Quote the listing below in full and exactly as written, but omit every picture.

########################################

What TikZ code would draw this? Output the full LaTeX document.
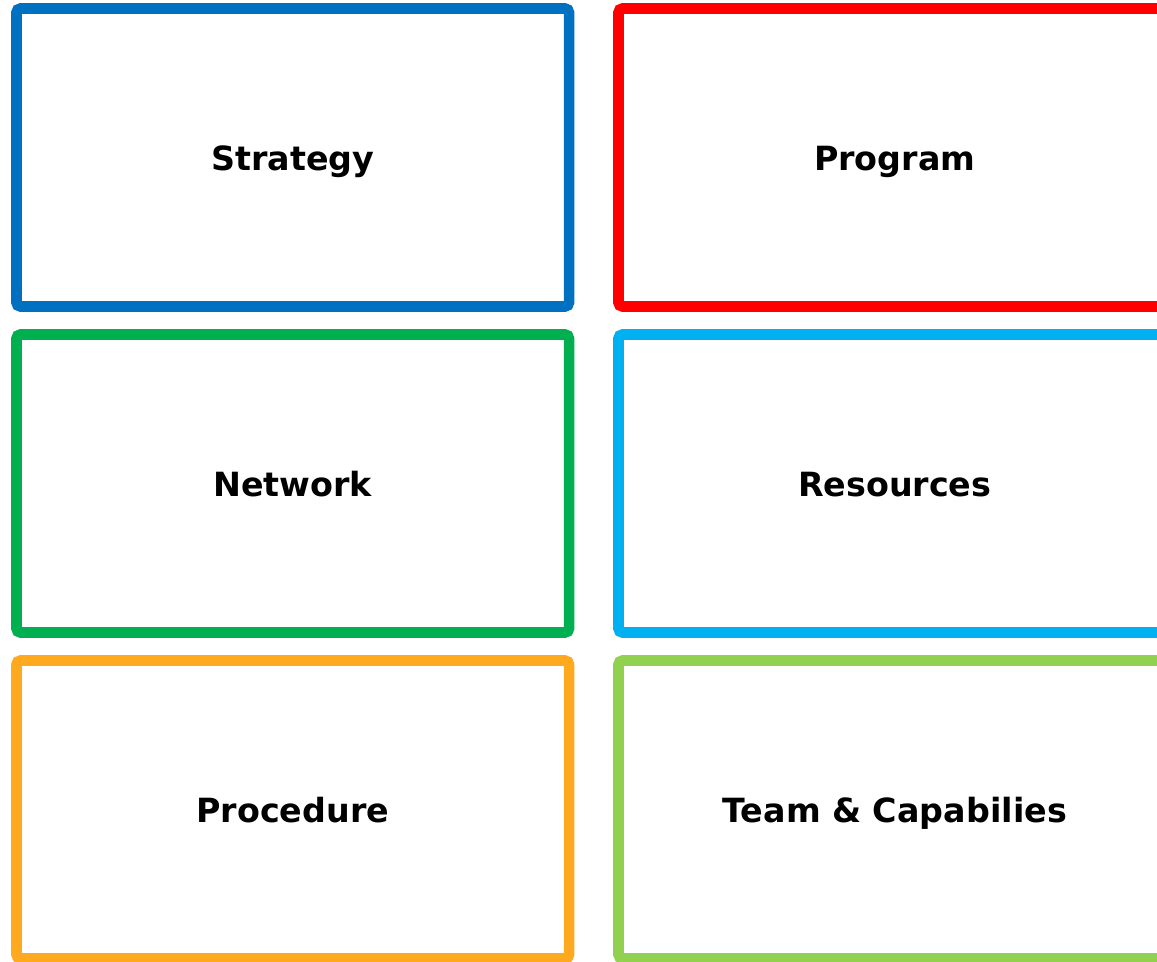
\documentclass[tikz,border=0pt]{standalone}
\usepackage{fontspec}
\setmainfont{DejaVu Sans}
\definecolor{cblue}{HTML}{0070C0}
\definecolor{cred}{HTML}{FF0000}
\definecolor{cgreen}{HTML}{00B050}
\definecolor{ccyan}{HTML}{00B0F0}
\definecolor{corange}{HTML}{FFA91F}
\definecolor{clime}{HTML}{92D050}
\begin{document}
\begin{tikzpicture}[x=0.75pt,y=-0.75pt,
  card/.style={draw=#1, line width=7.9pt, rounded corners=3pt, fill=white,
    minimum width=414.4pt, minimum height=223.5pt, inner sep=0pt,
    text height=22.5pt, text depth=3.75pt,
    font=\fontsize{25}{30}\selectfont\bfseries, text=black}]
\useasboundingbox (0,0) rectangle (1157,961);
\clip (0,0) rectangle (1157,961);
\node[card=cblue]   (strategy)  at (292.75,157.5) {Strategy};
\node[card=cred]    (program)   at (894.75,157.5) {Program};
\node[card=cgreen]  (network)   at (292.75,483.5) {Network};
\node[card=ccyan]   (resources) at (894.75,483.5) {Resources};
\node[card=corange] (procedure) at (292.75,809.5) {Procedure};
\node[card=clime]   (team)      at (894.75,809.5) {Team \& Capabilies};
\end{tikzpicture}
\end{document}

########################################

§ Task answer:
What TikZ code would draw this? Output the full LaTeX document.
\documentclass[tikz,border=0pt]{standalone}
\usepackage{fontspec}
\setmainfont{DejaVu Sans}
\definecolor{cblue}{HTML}{0070C0}
\definecolor{cred}{HTML}{FF0000}
\definecolor{cgreen}{HTML}{00B050}
\definecolor{ccyan}{HTML}{00B0F0}
\definecolor{corange}{HTML}{FFA91F}
\definecolor{clime}{HTML}{92D050}
\begin{document}
\begin{tikzpicture}[x=0.75pt,y=-0.75pt,
  card/.style={draw=#1, line width=7.9pt, rounded corners=3pt, fill=white,
    minimum width=414.4pt, minimum height=223.5pt, inner sep=0pt,
    text height=22.5pt, text depth=3.75pt,
    font=\fontsize{25}{30}\selectfont\bfseries, text=black}]
\useasboundingbox (0,0) rectangle (1157,961);
\clip (0,0) rectangle (1157,961);
\node[card=cblue]   (strategy)  at (292.75,157.5) {Strategy};
\node[card=cred]    (program)   at (894.75,157.5) {Program};
\node[card=cgreen]  (network)   at (292.75,483.5) {Network};
\node[card=ccyan]   (resources) at (894.75,483.5) {Resources};
\node[card=corange] (procedure) at (292.75,809.5) {Procedure};
\node[card=clime]   (team)      at (894.75,809.5) {Team \& Capabilies};
\end{tikzpicture}
\end{document}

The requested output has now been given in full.